◆ What the exercise asks: Reproduce the lines of the material exactly, excluding every image.

◆ Data extract:
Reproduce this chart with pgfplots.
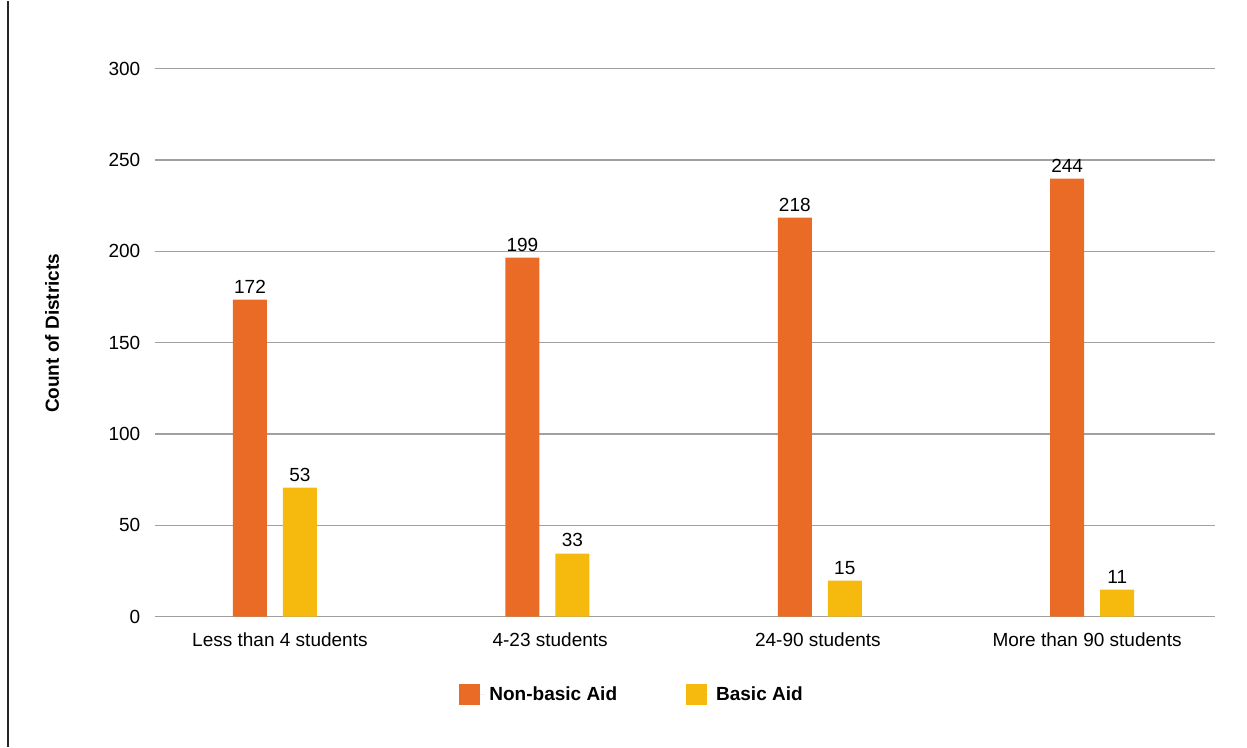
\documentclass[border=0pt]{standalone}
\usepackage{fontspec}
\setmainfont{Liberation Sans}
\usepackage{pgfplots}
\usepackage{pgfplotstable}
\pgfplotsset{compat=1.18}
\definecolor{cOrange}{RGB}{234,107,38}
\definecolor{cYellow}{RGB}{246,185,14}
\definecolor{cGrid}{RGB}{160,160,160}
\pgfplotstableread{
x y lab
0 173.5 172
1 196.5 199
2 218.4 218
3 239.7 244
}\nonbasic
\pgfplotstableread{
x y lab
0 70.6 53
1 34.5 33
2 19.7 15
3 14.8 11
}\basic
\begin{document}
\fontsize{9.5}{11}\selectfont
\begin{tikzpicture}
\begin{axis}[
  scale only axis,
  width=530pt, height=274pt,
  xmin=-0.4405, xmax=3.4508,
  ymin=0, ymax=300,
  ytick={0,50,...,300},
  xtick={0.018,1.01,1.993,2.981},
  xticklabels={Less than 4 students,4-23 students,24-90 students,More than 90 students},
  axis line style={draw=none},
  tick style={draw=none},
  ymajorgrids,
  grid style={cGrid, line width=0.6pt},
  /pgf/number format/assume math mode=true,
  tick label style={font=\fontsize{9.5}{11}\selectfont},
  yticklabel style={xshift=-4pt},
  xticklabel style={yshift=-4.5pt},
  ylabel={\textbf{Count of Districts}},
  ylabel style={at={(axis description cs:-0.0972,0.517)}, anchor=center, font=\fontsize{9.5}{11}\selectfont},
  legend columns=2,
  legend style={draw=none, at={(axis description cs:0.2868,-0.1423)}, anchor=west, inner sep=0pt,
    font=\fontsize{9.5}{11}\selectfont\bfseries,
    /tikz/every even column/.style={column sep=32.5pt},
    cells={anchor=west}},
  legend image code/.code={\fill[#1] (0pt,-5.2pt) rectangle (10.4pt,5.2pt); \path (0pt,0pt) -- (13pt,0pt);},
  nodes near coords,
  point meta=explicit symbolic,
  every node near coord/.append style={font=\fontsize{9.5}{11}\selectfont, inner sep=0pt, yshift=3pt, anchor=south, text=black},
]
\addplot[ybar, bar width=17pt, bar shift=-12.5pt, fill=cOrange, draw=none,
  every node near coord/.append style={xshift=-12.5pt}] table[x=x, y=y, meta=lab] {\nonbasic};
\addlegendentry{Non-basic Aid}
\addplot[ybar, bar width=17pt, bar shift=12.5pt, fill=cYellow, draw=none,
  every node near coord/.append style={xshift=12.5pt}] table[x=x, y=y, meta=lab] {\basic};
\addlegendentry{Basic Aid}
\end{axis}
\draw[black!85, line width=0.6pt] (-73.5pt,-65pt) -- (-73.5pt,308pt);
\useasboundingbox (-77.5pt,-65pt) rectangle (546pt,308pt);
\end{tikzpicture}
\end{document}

◆ Correct response:
Reproduce this chart with pgfplots.
\documentclass[border=0pt]{standalone}
\usepackage{fontspec}
\setmainfont{Liberation Sans}
\usepackage{pgfplots}
\usepackage{pgfplotstable}
\pgfplotsset{compat=1.18}
\definecolor{cOrange}{RGB}{234,107,38}
\definecolor{cYellow}{RGB}{246,185,14}
\definecolor{cGrid}{RGB}{160,160,160}
\pgfplotstableread{
x y lab
0 173.5 172
1 196.5 199
2 218.4 218
3 239.7 244
}\nonbasic
\pgfplotstableread{
x y lab
0 70.6 53
1 34.5 33
2 19.7 15
3 14.8 11
}\basic
\begin{document}
\fontsize{9.5}{11}\selectfont
\begin{tikzpicture}
\begin{axis}[
  scale only axis,
  width=530pt, height=274pt,
  xmin=-0.4405, xmax=3.4508,
  ymin=0, ymax=300,
  ytick={0,50,...,300},
  xtick={0.018,1.01,1.993,2.981},
  xticklabels={Less than 4 students,4-23 students,24-90 students,More than 90 students},
  axis line style={draw=none},
  tick style={draw=none},
  ymajorgrids,
  grid style={cGrid, line width=0.6pt},
  /pgf/number format/assume math mode=true,
  tick label style={font=\fontsize{9.5}{11}\selectfont},
  yticklabel style={xshift=-4pt},
  xticklabel style={yshift=-4.5pt},
  ylabel={\textbf{Count of Districts}},
  ylabel style={at={(axis description cs:-0.0972,0.517)}, anchor=center, font=\fontsize{9.5}{11}\selectfont},
  legend columns=2,
  legend style={draw=none, at={(axis description cs:0.2868,-0.1423)}, anchor=west, inner sep=0pt,
    font=\fontsize{9.5}{11}\selectfont\bfseries,
    /tikz/every even column/.style={column sep=32.5pt},
    cells={anchor=west}},
  legend image code/.code={\fill[#1] (0pt,-5.2pt) rectangle (10.4pt,5.2pt); \path (0pt,0pt) -- (13pt,0pt);},
  nodes near coords,
  point meta=explicit symbolic,
  every node near coord/.append style={font=\fontsize{9.5}{11}\selectfont, inner sep=0pt, yshift=3pt, anchor=south, text=black},
]
\addplot[ybar, bar width=17pt, bar shift=-12.5pt, fill=cOrange, draw=none,
  every node near coord/.append style={xshift=-12.5pt}] table[x=x, y=y, meta=lab] {\nonbasic};
\addlegendentry{Non-basic Aid}
\addplot[ybar, bar width=17pt, bar shift=12.5pt, fill=cYellow, draw=none,
  every node near coord/.append style={xshift=12.5pt}] table[x=x, y=y, meta=lab] {\basic};
\addlegendentry{Basic Aid}
\end{axis}
\draw[black!85, line width=0.6pt] (-73.5pt,-65pt) -- (-73.5pt,308pt);
\useasboundingbox (-77.5pt,-65pt) rectangle (546pt,308pt);
\end{tikzpicture}
\end{document}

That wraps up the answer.